The modular dwelling is a quick to assemble and disassemble cube design created from fiber reinforced plastic and is covered in an energy-efficient material that operates to deflect the sunlight and heat from the structure, while also providing a cool place to enjoy outdoor activities like relaxing, enjoying the view and eating your meals.

The building also features computer controlled glass panels that can be regulated to control the amount of light that enters the dwelling. The extensive glass windows, coupled with skylights, ensure the interior is filled with natural light, but also remains cool due to the architectural innovations Daniel has incorporated into his modular design concept.

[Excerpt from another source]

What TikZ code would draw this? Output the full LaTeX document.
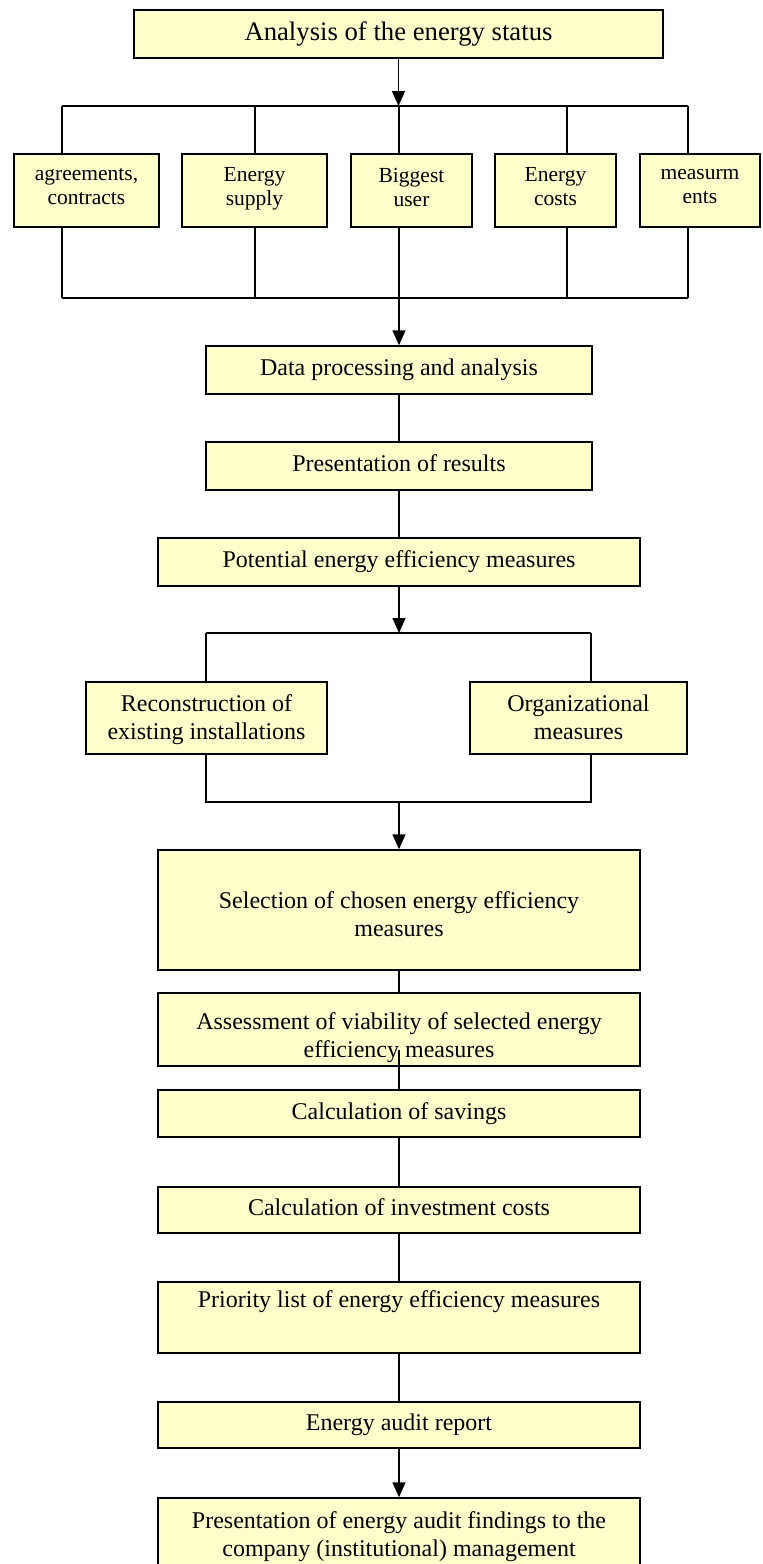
\documentclass[tikz,border=0pt]{standalone}
\usepackage{fontspec}
\setmainfont{Liberation Serif}
\usepackage{tikz}
\usetikzlibrary{arrows.meta,positioning,calc}
\definecolor{boxfill}{RGB}{255,255,204}
\tikzset{
  stepbox/.style={draw, line width=1.5pt, fill=boxfill, align=center, inner sep=0pt,
    font=\fontsize{24}{28}\selectfont, execute at begin node=\strut, execute at end node=\strut},
  smallbox/.style={stepbox, minimum height=73pt, font=\fontsize{21.5}{24}\selectfont,
    execute at begin node={\rule{0pt}{24pt}}},
  widebox/.style={stepbox, minimum width=482pt},
  link/.style={line width=1.5pt},
  arr/.style={link, -{Triangle[width=13pt,length=15pt]}}
}

\begin{document}
\begin{tikzpicture}[x=1pt,y=-1pt]
    \clip (0,0) rectangle (763,1564);
    \fill[white] (0,0) rectangle (763,1564);

    \node[stepbox, minimum width=529pt, minimum height=48pt, font=\fontsize{26.7}{30}\selectfont]
        (top) at (398.5,34) {Analysis of the energy status};

    \node[smallbox, minimum width=145pt] (b1) at (86.5,190.5) {agreements,\\contracts};
    \node[smallbox, minimum width=145pt] (b2) at (254.5,190.5) {Energy\\supply};
    \node[smallbox, minimum width=121pt] (b3) at (411.5,190.5) {Biggest\\user};
    \node[smallbox, minimum width=121pt] (b4) at (555.5,190.5) {Energy\\costs};
    \node[smallbox, minimum width=120pt] (b5) at (700,190.5) {measurm\\ents};

    \node[stepbox, minimum width=386pt, minimum height=48pt] (data) at (399,370) {Data processing and analysis};
    \node[stepbox, minimum width=386pt, minimum height=48pt] (pres) at (399,466) {Presentation of results};
    \node[widebox, minimum height=48pt] (pot) at (399,562) {Potential energy efficiency measures};

    \node[stepbox, minimum width=241pt, minimum height=72pt] (recon) at (206.5,718) {\rule{0pt}{24pt}Reconstruction of\\existing installations};
    \node[stepbox, minimum width=217pt, minimum height=72pt] (org) at (578.5,718) {\rule{0pt}{24pt}Organizational\\measures};

    \node[widebox, minimum height=120pt] (sel) at (399,910) {\rule{0pt}{33pt}Selection of chosen energy efficiency\\measures};
    \node[widebox, minimum height=71pt] (assess) at (399,1029.5) {\rule{0pt}{37pt}Assessment of viability of selected energy\\efficiency measures};
    \node[widebox, minimum height=47pt] (sav) at (399,1113.5) {Calculation of savings};
    \node[widebox, minimum height=46pt] (inv) at (399,1210) {Calculation of investment costs};
    \node[widebox, minimum height=71pt] (prio) at (399,1317.5) {Priority list of energy efficiency measures\\};
    \node[widebox, minimum height=46pt] (audit) at (399,1425) {Energy audit report};
    \node[widebox, minimum height=80pt] (final) at (399,1538) {Presentation of energy audit findings to the\\company (institutional) management};

    \coordinate (tbus) at (0,106);
    \coordinate (bbus) at (0,298);
    \coordinate (x1) at (62,0);
    \coordinate (x2) at (255,0);
    \coordinate (x3) at (399,0);
    \coordinate (x4) at (567,0);
    \coordinate (x5) at (688,0);
    \coordinate (ul) at (206,633);
    \coordinate (ur) at (591,633);
    \coordinate (ll) at (206,802);
    \coordinate (lr) at (591,802);
    \coordinate (acut) at (399,1050);

    \draw[arr] (top.south) -- (top.south |- tbus);
    \draw[link] (x1 |- tbus) -- (x5 |- tbus);
    \draw[link] (x1 |- bbus) -- (x5 |- bbus);
    \foreach \i in {1,...,5} {
        \draw[link] (x\i |- tbus) -- (x\i |- b\i.north);
        \draw[link] (x\i |- b\i.south) -- (x\i |- bbus);
    }
    \draw[arr] (x3 |- bbus) -- (data.north);
    \draw[link] (data) -- (pres);
    \draw[link] (pres) -- (pot);

    \draw[arr] (pot.south) -- (pot.south |- ul);
    \draw[link] (ul) -- (ur);
    \draw[link] (ul) -- (ul |- recon.north);
    \draw[link] (ur) -- (ur |- org.north);
    \draw[link] (ll |- recon.south) -- (ll) -- (lr) -- (lr |- org.south);
    \draw[arr] (pot.south |- ll) -- (sel.north);

    \draw[link] (sel) -- (assess);
    \draw[link] (acut) -- (sav.north);
    \draw[link] (sav) -- (inv);
    \draw[link] (inv) -- (prio);
    \draw[link] (prio) -- (audit);
    \draw[arr] (audit.south) -- (final.north);
\end{tikzpicture}
\end{document}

As I've said many times...only in California.  The home of Michelle Kaufmann.

1 comment:

Anonymous said...

I've only spent about 30 min on your blog and so far you've blasted every decent architectural attempt to create a home that is at least slightly different from the homes of literally the last century. Compare the housing industry with the auto industry over the past 100 years. Besides material changes, how has housing changed? I think we would all agree that the auto industry has progressed in leaps and bounds, yet with the housing industry, we are still doing things "like we've always done them - and they look exactly the same. Look down a typical street in a typical town. Homes built from the 20's to the 90's and you couldn't tell one from the next. There is very little "design" advancement in the larger market of housing and that is what most architects involved in the modular world are trying to do. I imagine the housing market like a line of auto dealers - all selling average cars from the 40's .... in today's market. I think architects desire to create a "hyundai elantra" of housing. I'm not sure this has been done yet, but it's a great quest.